Even in the midst of a mahjong session, she’ll leave her amigas when a family member drops by even for an unannounced visit, finding a separate space to update each other on the latest personal or family news. In the last few years, I’ve spoken to her often about her family’s history, aware that the memory of past generations could soon vanish. In her 90s, that hasn’t happened. 

She’s had numerous such visits from family members and friends throughout most of her life, since many of them live nearby. Mommy Volet still lives in the house where she grew up. Her family’s roots in Batangas are as deep as any other, and perhaps matched by the illustrious Luna clan of her late husband Benjamin who lived to the age of 95, another walking master class on how to age with grace, still teasing his grandchildren about their love lives until the end. 

I don’t think it’s a coincidence that they both became nonagenarians with remarkable health spans, their memories crisp into their 90s. Their clans are large and tightly knit, the reunions and meetups frequent, the camaraderie often boisterous. 

At her 94th birthday bash last Saturday, Mommy Volet was ribbed for hiding when Benjamin came to ask her parents for her hand, nearly 75 years ago. 
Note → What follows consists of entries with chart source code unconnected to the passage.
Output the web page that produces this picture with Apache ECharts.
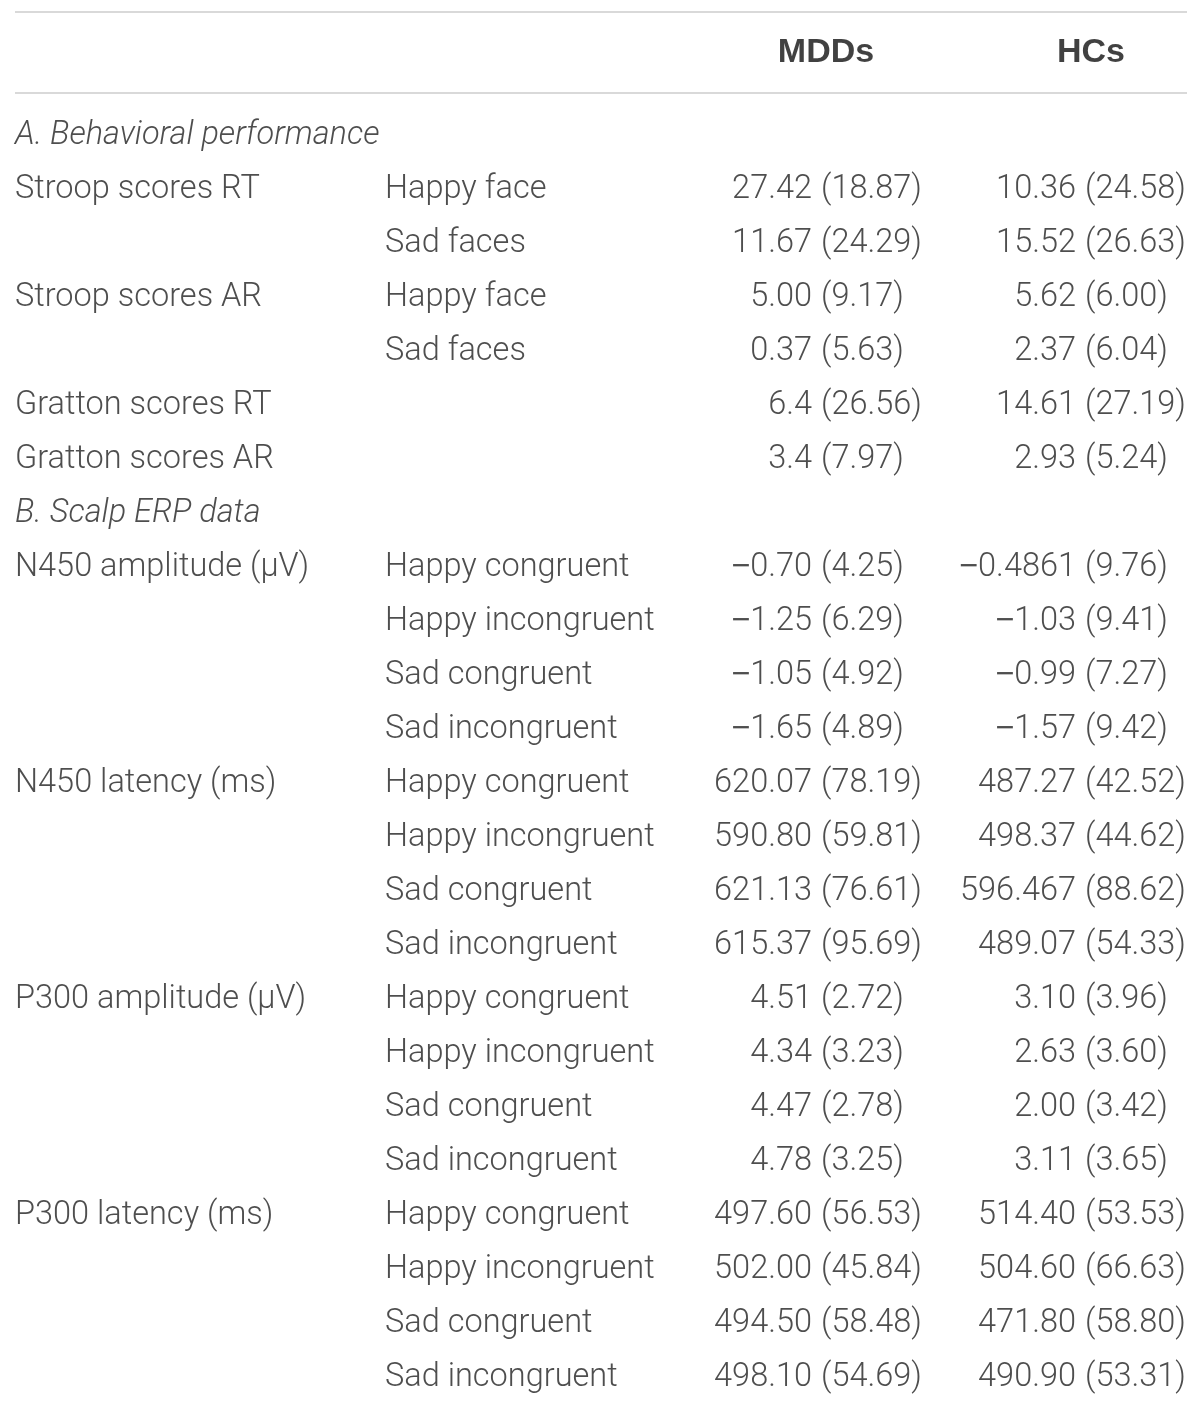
<!DOCTYPE html>
<html>
<head>
<meta charset="utf-8">
<script src="https://cdn.jsdelivr.net/npm/echarts@6/dist/echarts.min.js"></script>
<style>
  html, body { margin: 0; padding: 0; background: #fff; }
  #main { width: 1200px; height: 1405px; }
</style>
</head>
<body>
<div id="main"></div>
<script>
// table content
const groups = ["MDDs", "HCs"];
const sections = ["A. Behavioral performance", "B. Scalp ERP data"];
const sectionRows = [0, 7];

const measures = [
  "Stroop scores RT", "", "Stroop scores AR", "", "Gratton scores RT", "Gratton scores AR",
  "N450 amplitude (\u03bcV)", "", "", "",
  "N450 latency (ms)", "", "", "",
  "P300 amplitude (\u03bcV)", "", "", "",
  "P300 latency (ms)", "", "", ""
];
const conditions = [
  "Happy face", "Sad faces", "Happy face", "Sad faces", "", "",
  "Happy congruent", "Happy incongruent", "Sad congruent", "Sad incongruent",
  "Happy congruent", "Happy incongruent", "Sad congruent", "Sad incongruent",
  "Happy congruent", "Happy incongruent", "Sad congruent", "Sad incongruent",
  "Happy congruent", "Happy incongruent", "Sad congruent", "Sad incongruent"
];
const mddMean = ["27.42", "11.67", "5.00", "0.37", "6.4", "3.4",
  "\u22120.70", "\u22121.25", "\u22121.05", "\u22121.65",
  "620.07", "590.80", "621.13", "615.37",
  "4.51", "4.34", "4.47", "4.78",
  "497.60", "502.00", "494.50", "498.10"];
const mddSd = ["18.87", "24.29", "9.17", "5.63", "26.56", "7.97",
  "4.25", "6.29", "4.92", "4.89",
  "78.19", "59.81", "76.61", "95.69",
  "2.72", "3.23", "2.78", "3.25",
  "56.53", "45.84", "58.48", "54.69"];
const hcMean = ["10.36", "15.52", "5.62", "2.37", "14.61", "2.93",
  "\u22120.4861", "\u22121.03", "\u22120.99", "\u22121.57",
  "487.27", "498.37", "596.467", "489.07",
  "3.10", "2.63", "2.00", "3.11",
  "514.40", "504.60", "471.80", "490.90"];
const hcSd = ["24.58", "26.63", "6.00", "6.04", "27.19", "5.24",
  "9.76", "9.41", "7.27", "9.42",
  "42.52", "44.62", "88.62", "54.33",
  "3.96", "3.60", "3.42", "3.65",
  "53.53", "66.63", "58.80", "53.31"];

// layout
const FONT = "Roboto, 'Liberation Sans', sans-serif";
const FONT_SIZE = 32.5;
const TEXT_COLOR = "#222222";
const HEADER_Y = 53;
const ROW0 = 135.5, ROW_H = 54;
const X_MEASURE = 15, X_COND = 385;
const X_MDD_MEAN = 812, X_MDD_SD = 821, X_MDD_HEAD = 826;
const X_HC_MEAN = 1076, X_HC_SD = 1085, X_HC_HEAD = 1091;

const rowY = (r) => ROW0 + ROW_H * r;
const tableRow = (j) => (j < 6 ? j + 1 : j + 2);

// the minus sign is drawn in a wider face, like the original typesetting
const fmtText = (t) => t.charAt(0) === "\u2212" ? "{m|\u2212}" + t.slice(1) : t;

function textSeries(items, align, extra) {
  return {
    type: "scatter",
    symbolSize: 1,
    silent: true,
    itemStyle: { color: "transparent" },
    data: items.map((it) => ({ value: [it.x, it.y], name: it.text })),
    label: Object.assign({
      show: true,
      position: "inside",
      formatter: (p) => fmtText(p.name),
      align: align,
      verticalAlign: "middle",
      fontFamily: FONT,
      fontSize: FONT_SIZE,
      fontWeight: 300,
      color: TEXT_COLOR,
      rich: {
        m: {
          fontFamily: "'Liberation Sans', sans-serif",
          fontSize: FONT_SIZE,
          color: TEXT_COLOR,
          verticalAlign: "middle"
        }
      }
    }, extra || {})
  };
}

const colItems = (arr, x, wrap) =>
  arr.map((t, j) => ({ x: x, y: rowY(tableRow(j)), text: wrap ? "(" + t + ")" : t }))
     .filter((it) => it.text !== "");

var chart = echarts.init(document.getElementById("main"));

var option = {
  animation: false,
  grid: { left: 0, right: 0, top: 0, bottom: 0 },
  xAxis: { type: "value", min: 0, max: 1200, show: false },
  yAxis: { type: "value", min: 0, max: 1405, inverse: true, show: false },
  series: [
    // header
    textSeries([
      { x: X_MDD_HEAD, y: HEADER_Y, text: groups[0] },
      { x: X_HC_HEAD, y: HEADER_Y, text: groups[1] }
    ], "center", { fontWeight: "bold", fontFamily: "'Liberation Sans', Roboto, sans-serif", fontSize: 34, color: "#111111" }),
    // section titles
    textSeries(sections.map((s, i) => ({ x: X_MEASURE, y: rowY(sectionRows[i]), text: s })),
      "left", { fontStyle: "italic" }),
    textSeries(colItems(measures, X_MEASURE), "left"),
    textSeries(colItems(conditions, X_COND), "left"),
    textSeries(colItems(mddMean, X_MDD_MEAN), "right"),
    textSeries(colItems(mddSd, X_MDD_SD, true), "left"),
    textSeries(colItems(hcMean, X_HC_MEAN), "right"),
    textSeries(colItems(hcSd, X_HC_SD, true), "left"),
    // rules
    {
      type: "line",
      data: [],
      silent: true,
      markLine: {
        symbol: "none",
        silent: true,
        label: { show: false },
        lineStyle: { color: "#cccccc", width: 1.5, type: "solid" },
        data: [
          [{ coord: [15, 12] }, { coord: [1187, 12] }],
          [{ coord: [15, 93] }, { coord: [1187, 93] }]
        ]
      }
    }
  ]
};

chart.setOption(option);
</script>
</body>
</html>
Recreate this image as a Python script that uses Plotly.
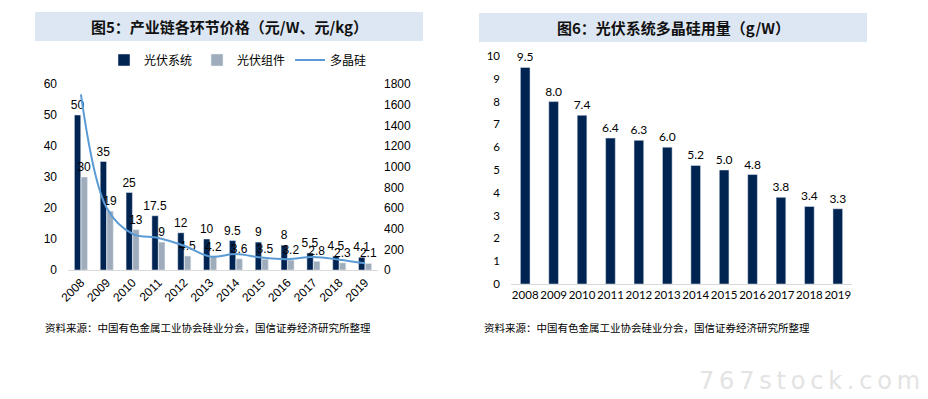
import plotly.graph_objects as go

years = ["2008", "2009", "2010", "2011", "2012", "2013", "2014", "2015", "2016", "2017", "2018", "2019"]
system_price = [50, 35, 25, 17.5, 12, 10, 9.5, 9, 8, 5.5, 4.5, 4.1]
module_price = [30, 19, 13, 9, 4.5, 4.2, 3.6, 3.5, 3.2, 2.8, 2.3, 2.1]
poly_price = [1700, 600, 350, 310, 235, 130, 155, 120, 105, 125, 100, 65]
poly_usage = [9.5, 8.0, 7.4, 6.4, 6.3, 6.0, 5.2, 5.0, 4.8, 3.8, 3.4, 3.3]

# page body has an 8px margin; the figure fills the rest of the 928x399 window
OFF = 8
W, H = 928 - OFF, 399 - OFF
def px(x):
    return (x - OFF) / W
def py(y):
    return 1 - (y - OFF) / H

NAVY = "#002451"
GREY = "#9eacbb"
BLUE = "#5b9bd5"
ARIAL = "Liberation Sans"
CJK = "Noto Sans CJK SC"

fig = go.Figure()

fig.add_trace(go.Bar(
    x=years, y=system_price, name="光伏系统", marker_color=NAVY,
    texttemplate="%{y}", textposition="outside",
    textfont=dict(family=ARIAL, size=12, color="#000"), constraintext="none",
    cliponaxis=False, xaxis="x", yaxis="y",
))
fig.add_trace(go.Bar(
    x=years, y=module_price, name="光伏组件", marker_color=GREY,
    texttemplate="%{y}", textposition="outside",
    textfont=dict(family=ARIAL, size=12, color="#000"), constraintext="none",
    cliponaxis=False, xaxis="x", yaxis="y",
))
fig.add_trace(go.Scatter(
    x=years, y=poly_price, name="多晶硅", mode="lines",
    line=dict(color=BLUE, width=2, shape="spline", smoothing=1.0),
    xaxis="x", yaxis="y2",
))
fig.add_trace(go.Bar(
    x=years, y=poly_usage, name="多晶硅用量", marker_color=NAVY, showlegend=False,
    texttemplate="%{y:.1f}", textposition="outside",
    textfont=dict(family="Lato", size=12, color="#000"), constraintext="none",
    cliponaxis=False, xaxis="x3", yaxis="y3", width=0.34,
))

fig.update_layout(
    width=W, height=H,
    margin=dict(l=0, r=0, t=0, b=0, autoexpand=False),
    paper_bgcolor="white", plot_bgcolor="white",
    barmode="group", bargap=0.48, bargroupgap=0.06,
    showlegend=True,
    legend=dict(orientation="h", x=px(104), y=py(60), xanchor="left", yanchor="middle",
                font=dict(family=CJK, size=12, color="#000"), bgcolor="rgba(0,0,0,0)",
                itemwidth=30, tracegroupgap=0),
    xaxis=dict(domain=[px(68), px(378)], anchor="y", showline=True, linecolor="#d9d9d9",
               linewidth=1, ticks="", tickangle=-45, automargin=False,
               tickfont=dict(family=ARIAL, size=12, color="#000"), showgrid=False),
    yaxis=dict(domain=[py(270), py(84)], anchor="x", range=[0, 60], dtick=10,
               showgrid=False, zeroline=False, showline=False, automargin=False,
               tickfont=dict(family=ARIAL, size=12, color="#000"), ticklabelstandoff=10),
    yaxis2=dict(overlaying="y", side="right", anchor="x", range=[0, 1800], dtick=200,
                showgrid=False, zeroline=False, showline=False, automargin=False,
                tickfont=dict(family=ARIAL, size=12, color="#000"), ticklabelstandoff=5),
    xaxis3=dict(domain=[px(511), px(852)], anchor="y3", showline=True, linecolor="#d9d9d9",
                linewidth=1, ticks="", tickangle=0, automargin=False,
                tickfont=dict(family="Lato", size=11.5, color="#000"), showgrid=False),
    yaxis3=dict(domain=[py(284), py(56)], anchor="x3", range=[0, 10], dtick=1,
                showgrid=False, zeroline=False, showline=False, automargin=False,
                tickfont=dict(family="Lato", size=11.5, color="#000"), ticklabelstandoff=10),
)

shapes = [
    dict(type="rect", xref="paper", yref="paper", x0=px(35), x1=px(423), y0=py(41), y1=py(12),
         fillcolor="#dde7f3", line=dict(width=0), layer="below"),
    dict(type="rect", xref="paper", yref="paper", x0=px(479), x1=px(867), y0=py(42), y1=py(13),
         fillcolor="#dde7f3", line=dict(width=0), layer="below"),
]
fig.update_layout(shapes=shapes)

annots = [
    dict(text="<b>图5：产业链各环节价格（元/W、元/kg）</b>", x=px(229), y=py(27),
         font=dict(family=CJK, size=15, color="#111")),
    dict(text="<b>图6：光伏系统多晶硅用量（g/W）</b>", x=px(673), y=py(28),
         font=dict(family=CJK, size=15, color="#111")),
    dict(text="资料来源：中国有色金属工业协会硅业分会，国信证券经济研究所整理", x=px(43), y=py(327),
         xanchor="left", font=dict(family=CJK, size=10.5, color="#000")),
    dict(text="资料来源：中国有色金属工业协会硅业分会，国信证券经济研究所整理", x=px(482), y=py(327),
         xanchor="left", font=dict(family=CJK, size=10.5, color="#000")),
    dict(text="\u2009".join("767stock.com"), x=px(922), y=py(381), xanchor="right",
         font=dict(family="DejaVu Sans", size=24, color="#e3e3e3")),
]
for a in annots:
    a.setdefault("xanchor", "center")
    a.update(xref="paper", yref="paper", yanchor="middle", showarrow=False)
fig.update_layout(annotations=annots)

fig.write_html("out.html")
Their paths may have unknowingly crossed much earlier. They both on separate occasions told me stories about fleeing Lipa to Taal Volcano as adolescents during World War 2. They had not yet met each other. An active volcano, Taal nevertheless sheltered them and enabled many other Batangueños to survive a rampaging Japanese army. 

The same volcano was the sentimental backdrop for Mommy Volet’s party on the shores of Taal Lake. Most see it today as a postcard-pretty disaster waiting to happen, as it did just five years ago. 

Few people are left who remember it clearly as a wartime refuge that allowed them to live and say thanks for a long life well lived.